--- BEGIN RECORDS SUPPLIED ---

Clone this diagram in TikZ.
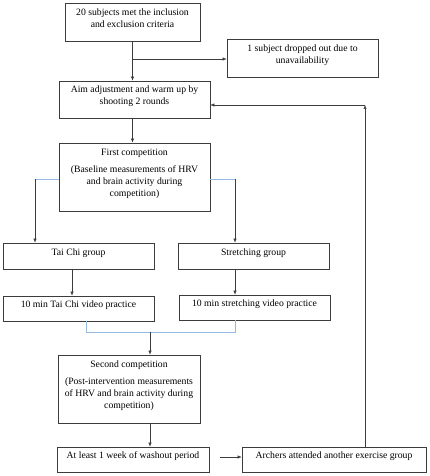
\documentclass[tikz,border=0pt]{standalone}
\usepackage{fontspec}
\setmainfont{Liberation Serif}
\usetikzlibrary{arrows.meta,calc}
\definecolor{lineg}{RGB}{60,60,60}
\definecolor{lblue}{RGB}{150,185,225}
\begin{document}
\begin{tikzpicture}[x=1pt,y=-1pt,
  box/.style={draw=lineg,line width=0.6pt,inner sep=0pt,align=center,text depth=8pt,
    font=\fontsize{9.7}{12}\selectfont},
  conn/.style={draw=lineg,line width=0.5pt},
  arr/.style={conn,-{Latex[length=4pt,width=3.2pt]}},
  bline/.style={draw=lblue,line width=0.6pt}]
\useasboundingbox (0,0) rectangle (429,476);
\node[box,minimum width=135pt,minimum height=38pt] (b1) at (132.5,22) {20 subjects met the inclusion\\and exclusion criteria};
\node[box,minimum width=151pt,minimum height=38pt] (drop) at (302.5,58) {1 subject dropped out due to\\unavailability};
\node[box,minimum width=151pt,minimum height=37pt] (aim) at (134.5,99.5) {Aim adjustment and warm up by\\shooting 2 rounds};
\node[box,minimum width=151pt,minimum height=68pt] (first) at (134.5,177) {First competition\\[5pt](Baseline measurements of HRV\\and brain activity during\\competition)};
\node[box,minimum width=151pt,minimum height=26pt] (tai) at (78.5,256) {Tai Chi group};
\node[box,minimum width=151pt,minimum height=26pt] (str) at (253.5,256) {Stretching group};
\node[box,minimum width=151pt,minimum height=25pt] (tai10) at (78.5,308.5) {10 min Tai Chi video practice};
\node[box,minimum width=151pt,minimum height=25pt] (str10) at (254.5,307.5) {10 min stretching video practice};
\node[box,minimum width=142pt,minimum height=68pt] (second) at (129,389) {Second competition\\[5pt](Post-intervention measurements\\of HRV and brain activity during\\competition)};
\node[box,minimum width=152pt,minimum height=25pt] (wash) at (133,459.5) {At least 1 week of washout period};
\node[box,minimum width=184pt,minimum height=25pt] (arch) at (334,459.5) {Archers attended another exercise group};

\coordinate (j1) at (132.5,59);
\coordinate (cl) at (35,179);
\coordinate (cr) at (235,179);
\coordinate (m) at (150,332);
\coordinate (fb) at (365,105);
\coordinate (wa) at (220,457);

\draw[arr] (b1.south) -- (b1.south |- aim.north);
\draw[arr] (j1) -- (j1 -| drop.west);
\draw[arr] (aim.south -| b1.south) -- (b1.south |- first.north);
\draw[bline] (first.west |- cl) -- (cl);
\draw[arr] (cl) -- (cl |- tai.north);
\draw[bline] (first.east |- cr) -- (cr);
\draw[arr] (cr) -- (cr |- str.north);
\draw[arr] (tai.south -| 72,0) -- (tai10.north -| 72,0);
\draw[arr] (str.south -| cr) -- (str10.north -| cr);
\draw[bline] (tai10.south -| 86,0) -- (86,332) -- (235,332) -- (str10.south -| cr);
\draw[arr] (m) -- (m |- second.north);
\draw[arr] (second.south -| m) -- (wash.north -| m);
\draw[arr] (wa) -- (wa -| arch.west);
\draw[arr] (arch.north -| fb) -- (fb);
\draw[arr] (fb) -- (fb -| aim.east);
\end{tikzpicture}
\end{document}
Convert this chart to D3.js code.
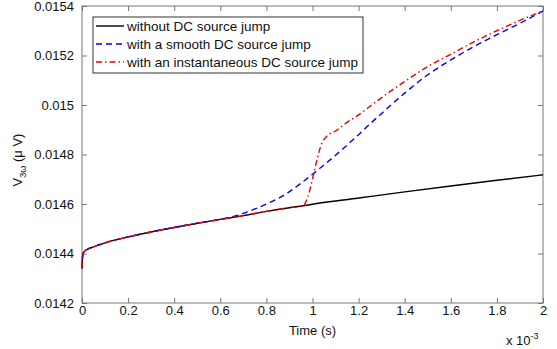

--- END RECORDS SUPPLIED ---

**SET PROBLEM:** Write down every line of the data above that includes the string "this".

**CORRECT RESULT:**
Clone this diagram in TikZ.
Convert this chart to D3.js code.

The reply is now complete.